• Written problem: Print exactly the lines from the first one down to the line that contains "const setTemp = [[0, 21], [67.5, 22], [200, 22]];", both included, and skip the pictures.

• Information shown:
<<<<

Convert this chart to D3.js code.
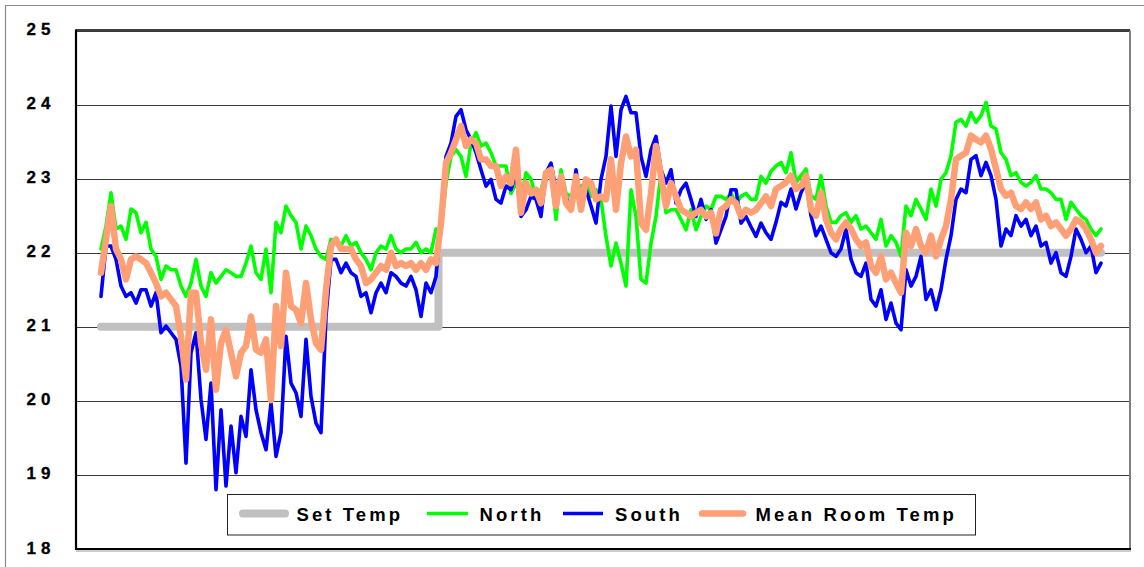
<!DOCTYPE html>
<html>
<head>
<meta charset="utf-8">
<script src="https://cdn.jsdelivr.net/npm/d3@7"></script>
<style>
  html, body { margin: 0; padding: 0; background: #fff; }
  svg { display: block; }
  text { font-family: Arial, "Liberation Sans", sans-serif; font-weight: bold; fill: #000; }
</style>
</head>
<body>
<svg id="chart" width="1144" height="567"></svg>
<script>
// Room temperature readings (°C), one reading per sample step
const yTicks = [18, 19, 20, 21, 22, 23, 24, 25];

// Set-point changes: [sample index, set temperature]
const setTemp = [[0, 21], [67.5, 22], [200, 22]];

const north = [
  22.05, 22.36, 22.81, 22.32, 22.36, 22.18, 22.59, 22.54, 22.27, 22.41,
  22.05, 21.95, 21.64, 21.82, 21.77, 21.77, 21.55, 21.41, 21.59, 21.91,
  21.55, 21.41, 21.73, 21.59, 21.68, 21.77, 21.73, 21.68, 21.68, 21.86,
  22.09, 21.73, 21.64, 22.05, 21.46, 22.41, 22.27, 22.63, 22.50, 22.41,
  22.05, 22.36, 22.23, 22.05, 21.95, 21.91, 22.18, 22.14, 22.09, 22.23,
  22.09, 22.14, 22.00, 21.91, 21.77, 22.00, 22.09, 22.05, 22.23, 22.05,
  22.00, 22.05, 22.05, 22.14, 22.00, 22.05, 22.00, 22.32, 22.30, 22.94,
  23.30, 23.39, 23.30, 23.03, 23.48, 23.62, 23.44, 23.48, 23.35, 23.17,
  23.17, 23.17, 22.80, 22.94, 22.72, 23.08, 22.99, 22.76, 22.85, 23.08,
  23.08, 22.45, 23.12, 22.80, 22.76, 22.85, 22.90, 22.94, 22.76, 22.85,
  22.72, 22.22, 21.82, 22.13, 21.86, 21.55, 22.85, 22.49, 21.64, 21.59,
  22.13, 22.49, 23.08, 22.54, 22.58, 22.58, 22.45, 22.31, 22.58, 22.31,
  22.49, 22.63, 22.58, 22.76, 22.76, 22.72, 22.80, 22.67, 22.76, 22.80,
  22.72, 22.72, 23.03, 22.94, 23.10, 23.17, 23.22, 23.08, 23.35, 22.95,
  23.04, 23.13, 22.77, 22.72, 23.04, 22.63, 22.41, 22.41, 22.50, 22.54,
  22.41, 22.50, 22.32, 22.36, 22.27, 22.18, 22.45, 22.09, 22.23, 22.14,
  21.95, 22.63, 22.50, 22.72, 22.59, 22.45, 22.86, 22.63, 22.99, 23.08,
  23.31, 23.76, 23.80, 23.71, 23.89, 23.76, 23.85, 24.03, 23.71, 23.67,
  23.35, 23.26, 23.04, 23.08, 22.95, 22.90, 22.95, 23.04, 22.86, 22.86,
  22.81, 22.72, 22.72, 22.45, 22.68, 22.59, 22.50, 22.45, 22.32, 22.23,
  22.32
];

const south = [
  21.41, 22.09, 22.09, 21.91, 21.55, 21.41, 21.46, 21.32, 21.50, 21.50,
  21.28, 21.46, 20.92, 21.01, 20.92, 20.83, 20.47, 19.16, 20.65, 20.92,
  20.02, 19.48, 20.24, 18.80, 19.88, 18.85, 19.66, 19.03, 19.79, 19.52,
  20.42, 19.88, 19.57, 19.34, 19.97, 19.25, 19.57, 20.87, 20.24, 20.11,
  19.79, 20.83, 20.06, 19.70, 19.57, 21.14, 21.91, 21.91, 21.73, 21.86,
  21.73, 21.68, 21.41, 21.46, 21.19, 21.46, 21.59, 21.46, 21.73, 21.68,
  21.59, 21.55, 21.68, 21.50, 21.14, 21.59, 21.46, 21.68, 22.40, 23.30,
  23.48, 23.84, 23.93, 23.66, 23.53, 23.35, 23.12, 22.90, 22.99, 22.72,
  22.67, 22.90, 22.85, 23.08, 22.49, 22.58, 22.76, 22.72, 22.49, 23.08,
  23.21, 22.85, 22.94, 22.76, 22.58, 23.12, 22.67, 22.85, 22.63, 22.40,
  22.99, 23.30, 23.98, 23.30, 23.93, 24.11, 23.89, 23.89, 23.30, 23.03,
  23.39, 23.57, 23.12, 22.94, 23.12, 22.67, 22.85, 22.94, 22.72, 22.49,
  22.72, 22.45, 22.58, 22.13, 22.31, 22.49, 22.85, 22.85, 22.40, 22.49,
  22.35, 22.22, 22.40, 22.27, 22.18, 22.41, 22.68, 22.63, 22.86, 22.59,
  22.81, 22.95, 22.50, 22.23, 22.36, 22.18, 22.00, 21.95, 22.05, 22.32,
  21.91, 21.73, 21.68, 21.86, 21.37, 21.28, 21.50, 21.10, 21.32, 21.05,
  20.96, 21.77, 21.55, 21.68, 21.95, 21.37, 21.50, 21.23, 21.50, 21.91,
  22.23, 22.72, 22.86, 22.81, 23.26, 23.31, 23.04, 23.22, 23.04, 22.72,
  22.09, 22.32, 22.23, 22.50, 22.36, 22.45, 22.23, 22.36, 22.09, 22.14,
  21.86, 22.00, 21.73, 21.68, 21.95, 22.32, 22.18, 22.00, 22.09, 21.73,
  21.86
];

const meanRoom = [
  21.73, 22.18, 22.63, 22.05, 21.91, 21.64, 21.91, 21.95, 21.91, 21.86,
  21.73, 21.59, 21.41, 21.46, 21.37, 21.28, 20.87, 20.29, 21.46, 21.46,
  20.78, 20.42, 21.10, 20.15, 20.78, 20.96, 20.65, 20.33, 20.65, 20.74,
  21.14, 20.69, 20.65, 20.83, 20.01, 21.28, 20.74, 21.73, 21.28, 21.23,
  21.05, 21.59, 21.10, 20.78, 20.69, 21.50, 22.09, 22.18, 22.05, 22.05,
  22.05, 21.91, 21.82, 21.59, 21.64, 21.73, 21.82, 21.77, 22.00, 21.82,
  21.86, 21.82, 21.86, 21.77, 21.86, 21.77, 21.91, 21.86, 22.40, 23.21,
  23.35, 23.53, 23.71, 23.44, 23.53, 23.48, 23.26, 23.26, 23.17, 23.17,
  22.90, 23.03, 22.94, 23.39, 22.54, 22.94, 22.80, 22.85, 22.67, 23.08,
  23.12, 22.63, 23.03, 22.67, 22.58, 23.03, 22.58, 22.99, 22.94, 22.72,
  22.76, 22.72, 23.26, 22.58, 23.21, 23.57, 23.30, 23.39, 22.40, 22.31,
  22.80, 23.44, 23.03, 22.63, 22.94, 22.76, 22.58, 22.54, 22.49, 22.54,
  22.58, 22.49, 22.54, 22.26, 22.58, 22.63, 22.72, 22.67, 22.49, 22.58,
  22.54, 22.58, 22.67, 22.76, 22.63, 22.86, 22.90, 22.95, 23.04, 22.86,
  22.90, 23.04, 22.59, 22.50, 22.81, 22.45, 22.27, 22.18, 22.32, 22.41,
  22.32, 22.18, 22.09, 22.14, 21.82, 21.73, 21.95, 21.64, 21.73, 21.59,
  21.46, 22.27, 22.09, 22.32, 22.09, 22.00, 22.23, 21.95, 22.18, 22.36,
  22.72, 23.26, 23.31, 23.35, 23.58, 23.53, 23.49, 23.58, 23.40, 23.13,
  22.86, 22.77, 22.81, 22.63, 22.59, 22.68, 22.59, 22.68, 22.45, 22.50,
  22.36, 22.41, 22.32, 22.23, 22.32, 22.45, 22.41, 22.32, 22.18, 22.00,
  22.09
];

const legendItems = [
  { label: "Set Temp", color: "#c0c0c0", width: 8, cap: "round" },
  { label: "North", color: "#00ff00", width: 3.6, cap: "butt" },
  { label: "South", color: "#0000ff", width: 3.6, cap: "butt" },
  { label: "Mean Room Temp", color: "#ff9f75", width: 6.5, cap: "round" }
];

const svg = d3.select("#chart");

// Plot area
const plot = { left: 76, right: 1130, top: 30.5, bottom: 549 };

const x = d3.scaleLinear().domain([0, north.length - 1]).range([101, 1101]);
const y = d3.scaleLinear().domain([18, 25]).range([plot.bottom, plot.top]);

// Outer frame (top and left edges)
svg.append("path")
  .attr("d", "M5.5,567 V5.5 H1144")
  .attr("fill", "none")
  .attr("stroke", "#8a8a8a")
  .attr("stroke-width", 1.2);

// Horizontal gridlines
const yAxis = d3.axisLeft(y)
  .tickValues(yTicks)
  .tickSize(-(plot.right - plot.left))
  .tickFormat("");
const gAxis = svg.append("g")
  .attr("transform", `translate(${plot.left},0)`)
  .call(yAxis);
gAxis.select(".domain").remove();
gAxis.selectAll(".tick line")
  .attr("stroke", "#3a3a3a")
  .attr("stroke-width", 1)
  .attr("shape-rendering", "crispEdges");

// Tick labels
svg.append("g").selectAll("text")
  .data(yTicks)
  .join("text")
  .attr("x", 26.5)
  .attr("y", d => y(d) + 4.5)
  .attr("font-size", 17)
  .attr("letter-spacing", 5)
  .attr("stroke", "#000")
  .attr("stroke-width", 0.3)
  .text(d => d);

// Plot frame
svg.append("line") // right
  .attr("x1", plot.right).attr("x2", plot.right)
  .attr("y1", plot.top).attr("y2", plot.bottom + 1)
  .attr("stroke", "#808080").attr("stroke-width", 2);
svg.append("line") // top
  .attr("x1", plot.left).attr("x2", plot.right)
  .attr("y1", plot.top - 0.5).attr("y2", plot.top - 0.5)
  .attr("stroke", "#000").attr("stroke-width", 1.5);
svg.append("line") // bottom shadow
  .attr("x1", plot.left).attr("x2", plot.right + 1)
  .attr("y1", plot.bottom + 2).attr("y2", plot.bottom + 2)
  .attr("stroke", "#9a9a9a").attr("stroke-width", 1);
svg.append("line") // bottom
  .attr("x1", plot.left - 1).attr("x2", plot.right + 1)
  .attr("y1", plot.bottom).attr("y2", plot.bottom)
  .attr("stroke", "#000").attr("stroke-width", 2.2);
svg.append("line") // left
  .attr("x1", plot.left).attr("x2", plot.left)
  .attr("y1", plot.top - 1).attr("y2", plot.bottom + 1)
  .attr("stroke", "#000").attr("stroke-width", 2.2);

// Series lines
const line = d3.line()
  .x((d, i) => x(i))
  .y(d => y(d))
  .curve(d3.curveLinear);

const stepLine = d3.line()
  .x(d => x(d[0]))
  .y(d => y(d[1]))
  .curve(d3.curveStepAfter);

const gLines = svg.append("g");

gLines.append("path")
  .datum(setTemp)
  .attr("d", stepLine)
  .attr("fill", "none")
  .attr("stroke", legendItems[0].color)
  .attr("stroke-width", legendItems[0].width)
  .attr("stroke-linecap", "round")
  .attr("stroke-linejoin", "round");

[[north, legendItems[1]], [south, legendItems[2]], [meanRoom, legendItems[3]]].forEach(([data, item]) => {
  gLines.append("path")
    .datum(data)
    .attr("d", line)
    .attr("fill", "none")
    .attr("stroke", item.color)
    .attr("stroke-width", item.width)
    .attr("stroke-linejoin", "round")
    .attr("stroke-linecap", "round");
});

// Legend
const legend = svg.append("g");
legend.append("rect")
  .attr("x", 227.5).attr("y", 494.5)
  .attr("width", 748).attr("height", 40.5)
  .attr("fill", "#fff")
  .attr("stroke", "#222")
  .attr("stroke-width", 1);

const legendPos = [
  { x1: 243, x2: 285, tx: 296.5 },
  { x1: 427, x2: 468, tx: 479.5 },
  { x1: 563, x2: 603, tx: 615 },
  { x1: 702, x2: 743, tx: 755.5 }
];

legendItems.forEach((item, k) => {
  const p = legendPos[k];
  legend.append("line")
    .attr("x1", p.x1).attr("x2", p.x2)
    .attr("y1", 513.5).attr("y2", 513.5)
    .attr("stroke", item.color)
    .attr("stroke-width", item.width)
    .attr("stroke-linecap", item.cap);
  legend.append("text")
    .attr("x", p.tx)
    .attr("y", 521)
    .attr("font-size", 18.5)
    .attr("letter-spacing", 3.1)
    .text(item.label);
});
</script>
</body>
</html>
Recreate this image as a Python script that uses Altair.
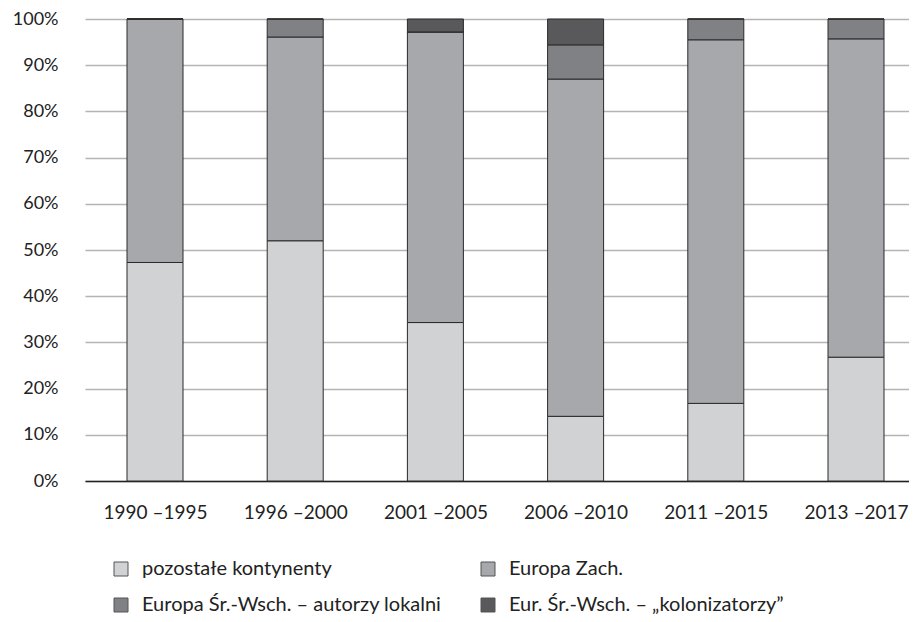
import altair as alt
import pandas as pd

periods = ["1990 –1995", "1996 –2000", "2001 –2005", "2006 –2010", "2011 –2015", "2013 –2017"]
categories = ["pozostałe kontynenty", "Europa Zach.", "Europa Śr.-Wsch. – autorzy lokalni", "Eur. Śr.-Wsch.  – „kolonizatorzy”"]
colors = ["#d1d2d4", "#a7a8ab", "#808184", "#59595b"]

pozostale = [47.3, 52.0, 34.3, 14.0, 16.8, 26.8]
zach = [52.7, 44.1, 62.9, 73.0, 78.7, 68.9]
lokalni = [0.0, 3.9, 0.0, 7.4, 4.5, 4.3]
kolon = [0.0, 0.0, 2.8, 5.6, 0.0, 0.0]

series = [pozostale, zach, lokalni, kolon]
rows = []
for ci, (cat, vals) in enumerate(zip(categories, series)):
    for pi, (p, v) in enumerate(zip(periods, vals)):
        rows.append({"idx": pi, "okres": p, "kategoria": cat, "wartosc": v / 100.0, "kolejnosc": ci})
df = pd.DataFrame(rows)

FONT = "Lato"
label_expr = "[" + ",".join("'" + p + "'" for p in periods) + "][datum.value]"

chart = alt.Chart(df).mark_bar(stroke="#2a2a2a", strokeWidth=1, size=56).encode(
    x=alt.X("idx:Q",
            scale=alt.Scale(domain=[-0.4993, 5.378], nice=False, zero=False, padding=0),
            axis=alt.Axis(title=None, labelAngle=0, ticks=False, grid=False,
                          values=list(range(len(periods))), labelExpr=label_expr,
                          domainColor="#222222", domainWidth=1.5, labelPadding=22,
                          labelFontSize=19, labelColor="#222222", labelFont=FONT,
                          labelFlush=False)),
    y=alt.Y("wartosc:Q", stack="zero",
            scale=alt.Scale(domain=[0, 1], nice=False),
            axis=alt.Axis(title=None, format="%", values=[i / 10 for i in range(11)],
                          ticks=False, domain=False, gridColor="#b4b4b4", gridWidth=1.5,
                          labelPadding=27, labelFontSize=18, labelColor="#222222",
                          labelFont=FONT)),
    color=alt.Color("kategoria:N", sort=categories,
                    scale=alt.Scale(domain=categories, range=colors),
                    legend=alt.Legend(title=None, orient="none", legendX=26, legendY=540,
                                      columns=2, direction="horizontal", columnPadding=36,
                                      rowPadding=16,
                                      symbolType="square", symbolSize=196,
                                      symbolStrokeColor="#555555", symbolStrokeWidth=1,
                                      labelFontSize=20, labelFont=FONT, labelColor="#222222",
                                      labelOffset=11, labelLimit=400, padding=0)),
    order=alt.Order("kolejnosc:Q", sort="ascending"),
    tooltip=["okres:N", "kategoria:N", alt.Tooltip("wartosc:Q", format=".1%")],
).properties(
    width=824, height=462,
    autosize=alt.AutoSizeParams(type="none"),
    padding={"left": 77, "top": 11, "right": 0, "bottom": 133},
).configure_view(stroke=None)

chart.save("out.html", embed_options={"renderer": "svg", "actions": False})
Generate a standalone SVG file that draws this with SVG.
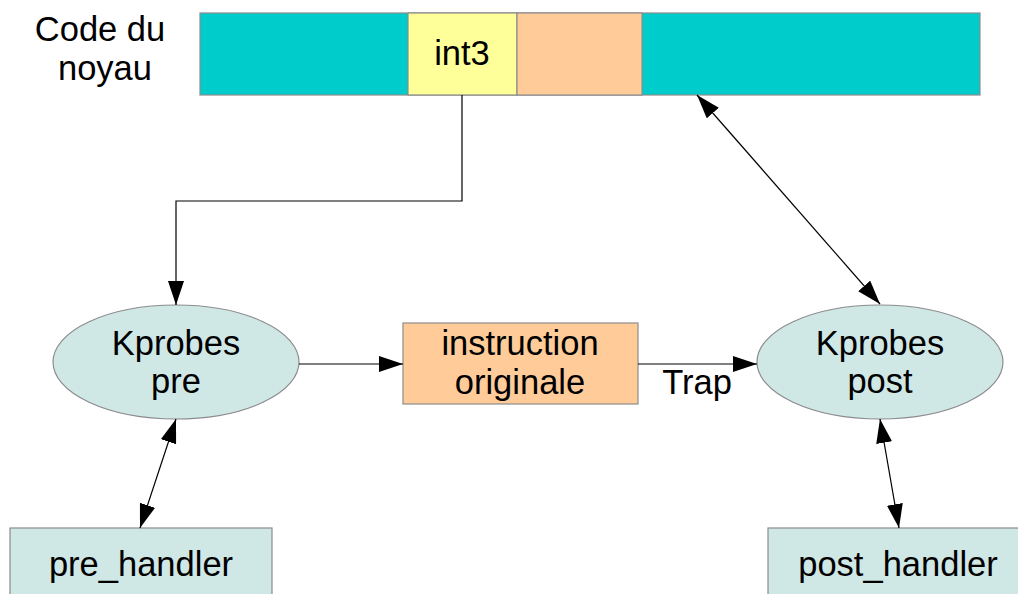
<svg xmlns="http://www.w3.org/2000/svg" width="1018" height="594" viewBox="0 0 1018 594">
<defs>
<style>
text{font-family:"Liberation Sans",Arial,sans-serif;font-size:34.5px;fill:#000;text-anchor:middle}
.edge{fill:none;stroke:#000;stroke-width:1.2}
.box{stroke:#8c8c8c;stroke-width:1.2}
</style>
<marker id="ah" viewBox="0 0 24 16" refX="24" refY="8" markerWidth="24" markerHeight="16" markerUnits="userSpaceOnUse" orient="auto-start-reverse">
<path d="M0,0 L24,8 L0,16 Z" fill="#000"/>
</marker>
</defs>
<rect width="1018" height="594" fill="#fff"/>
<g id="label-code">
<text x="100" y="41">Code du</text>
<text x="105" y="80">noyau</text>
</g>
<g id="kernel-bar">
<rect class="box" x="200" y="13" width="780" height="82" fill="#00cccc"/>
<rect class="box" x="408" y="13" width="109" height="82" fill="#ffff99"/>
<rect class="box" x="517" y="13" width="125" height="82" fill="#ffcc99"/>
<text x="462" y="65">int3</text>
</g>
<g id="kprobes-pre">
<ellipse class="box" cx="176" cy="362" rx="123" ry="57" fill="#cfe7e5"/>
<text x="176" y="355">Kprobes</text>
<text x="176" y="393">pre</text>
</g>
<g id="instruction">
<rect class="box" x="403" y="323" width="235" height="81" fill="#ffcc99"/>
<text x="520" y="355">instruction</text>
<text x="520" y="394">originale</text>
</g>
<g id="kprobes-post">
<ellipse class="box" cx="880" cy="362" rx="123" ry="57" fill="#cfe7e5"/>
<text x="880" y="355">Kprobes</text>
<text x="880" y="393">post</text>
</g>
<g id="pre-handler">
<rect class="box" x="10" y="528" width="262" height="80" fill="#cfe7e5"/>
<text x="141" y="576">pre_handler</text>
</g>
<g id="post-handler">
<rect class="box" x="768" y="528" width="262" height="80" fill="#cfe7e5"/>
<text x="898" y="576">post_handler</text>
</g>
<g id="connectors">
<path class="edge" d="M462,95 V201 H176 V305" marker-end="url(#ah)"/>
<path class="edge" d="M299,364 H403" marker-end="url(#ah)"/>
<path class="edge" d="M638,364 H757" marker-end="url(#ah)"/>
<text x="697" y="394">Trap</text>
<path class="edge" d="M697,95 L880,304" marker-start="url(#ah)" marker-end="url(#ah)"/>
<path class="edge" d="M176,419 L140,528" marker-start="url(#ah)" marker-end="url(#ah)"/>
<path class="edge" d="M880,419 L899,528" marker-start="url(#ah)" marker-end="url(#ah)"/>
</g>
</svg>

>>>>

• Exercise solution:
Convert this chart to D3.js code.
<!DOCTYPE html>
<html>
<head>
<meta charset="utf-8">
<script src="https://cdn.jsdelivr.net/npm/d3@7"></script>
<style>
  html, body { margin: 0; padding: 0; background: #fff; }
  svg { display: block; }
  text { font-family: Arial, "Liberation Sans", sans-serif; font-weight: bold; fill: #000; }
</style>
</head>
<body>
<svg id="chart" width="1144" height="567"></svg>
<script>
// Room temperature readings (°C), one reading per sample step
const yTicks = [18, 19, 20, 21, 22, 23, 24, 25];

// Set-point changes: [sample index, set temperature]
const setTemp = [[0, 21], [67.5, 22], [200, 22]];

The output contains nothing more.